# Simulating and Estimating Spillovers in Stata¶

This notebook simulates and then estimates spillover effects where potential outcomes are described by the function $$y(\tau_{i,t}, v(\tau_{-i,t}))$$

for firm-level treatment $\tau_{i,t}$. Outcomes depend on peer firm treatment status through the scalar function $v(\tau_{-i,t})$ where $\tau_{-i,t}$ denotes treatments outside of the focal firm. The scalar function was first devised by Hong and Raudenbush (2006 JASA) to address the dimensionality of $\tau_{-i,1}$ (the function $y(\tau_{i,t},\tau_{-i,t})$ has $2^N-1$ potential outcomes). The scalar function $v(\cdot)$ is specified as $$v(\tau_{-i,t}) := \frac{1}{|C|}\sum_{i' \in C} \tau_{i',t}$$ for $C := \{i'|\text{Ind. }i'=\text{Ind. }i\}$. This follows Ferraci, Jolivet, and van den Berg (2014 REStat). As shorthand, we will write $v(\tau_{-i,t})$ as $\rho_{j,t}$ where $j$ indexes the industry.

We begin by constructing a panel with $40$ industries, $50$ firms per industry, and $40$ quarters of data. A handful of true $\beta$ parameters are also specified.

### Exogenous Treatment Example¶

Suppose first that treatment assignment is random and that spillover effects are linear. This implies a model $$y_{i,t} = \beta_0 + \beta_1\tau_{i,t} + \beta_2\tau_{i,t}\rho_{j,t} + \beta_3(1-\tau_{i,t})\rho_{j,t} + \epsilon_{i,t}$$

When treatment is exogenous and spillover effects are linear in $\rho$, treatment effects are easy to estimate.

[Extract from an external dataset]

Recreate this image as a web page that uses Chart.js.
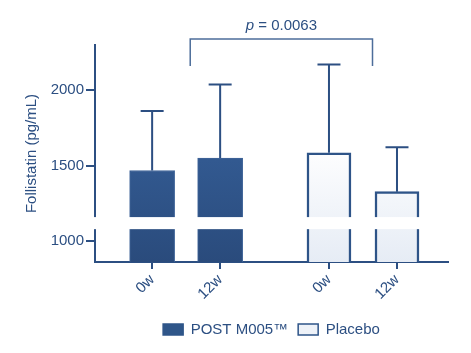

The Stable Unit Treatment Value Assumption (SUTVA) imposes the condition that $y(\tau_{i,t},\tau_{-i,t})=y(\tau_{i,t})$ so that there are no spillover effects. This implies the model $$y_{i,t} = \theta_0 + \theta_1\tau_{i,t} + u_{i,t}$$

Theoretically, $\hat{\theta_1} = \hat{\beta_1} + (\hat{\beta_2}-\hat{\beta_3})\bar{\rho}_{j,t}$. Within the simulated sample, the observed bias is close to the asymptotic bias.

### Endogenous Treatment Sample¶

Now suppose that treatment assignment is endogenous. In particular, there is an industry-level covariate $w$ with which a firm-level covariate $x$ is correlated. We allow the firm-level covariate $x$ to predict treatment status.

For simplicity, we won't allow $x$ to affect outcomes directly, though adding this feature wouldn't really change anything.

As one would expect, without addressing endogenous treatment assignment, the model that we ran before is flawed.

The simplest approach is to use regression adjustment and include $x$ as a covariate.

Now suppose that spillover effects are nonlinear in $\rho$.

In this scenario, regression adjustment alone isn't sufficient.

Begin by computing likelihoods of treatment.

Ideally, this would be done on an industry-by-industry or industry-quarter by industry-quarter basis. To save some computation time, I'll run it all in one go. This is fine because the treatment propensity simulation above does not use industry-specific parameters to calculate treatment likelihoods.

Impose overlap with a maxima-minima rule for estimated treatment probabilities.

Now, within a particular industry-quarter, the parameter $\rho$ is fixed. This allows us to freely estimate $E[y(\tau=1,\rho)|\rho]$ and $E[\tau=0,\rho)|\rho]$. We will include $x$ as a covariate in the industry-quarter by industry-quarter regressions so that the expected outcomes we estimate are IPWRA estimators and thus doubly-robust.

To estimate the dose response functions $E[y(1,\rho)]$ and $E[y(0,\rho)]$ over industry-quarter level data, one could either use $\rho$ as the continous treatment variable or a standardized form of $\rho$. In the case of the former, because it is bounded over $[0,1]$ and likely to be skewed, special care needs to be taken with specifying the link function used in the dose response estimation. It turns out that it is more effective to standardize $\rho$ (done below) and then un-standardize it post-estimation because of the good performance that we get out of the usual Gaussian distribution with identity link function.

We can now estimate a dose response function on $E[y(0,\rho)]$ with covariate $w$. Recall that $x$ predicts firm-level treatment and was correlated with $w$, so $w$ should predict industry-quarter level treatment $\rho$. To speed things along, I've specified flag(0) to turn off covariate balancing tests (since we know that, by construction, w is sufficient to balance over $\rho$). We do the same for $E[y(1,\rho)]$. The estimated effects for $\tau=0$ and for $\tau=1$ firms line up very well with their true values. The only failure is at the tail end of the distribution for $\rho$. Given that the dose response function is estimated nonparameterically, failures near the edge of the distribution are expected.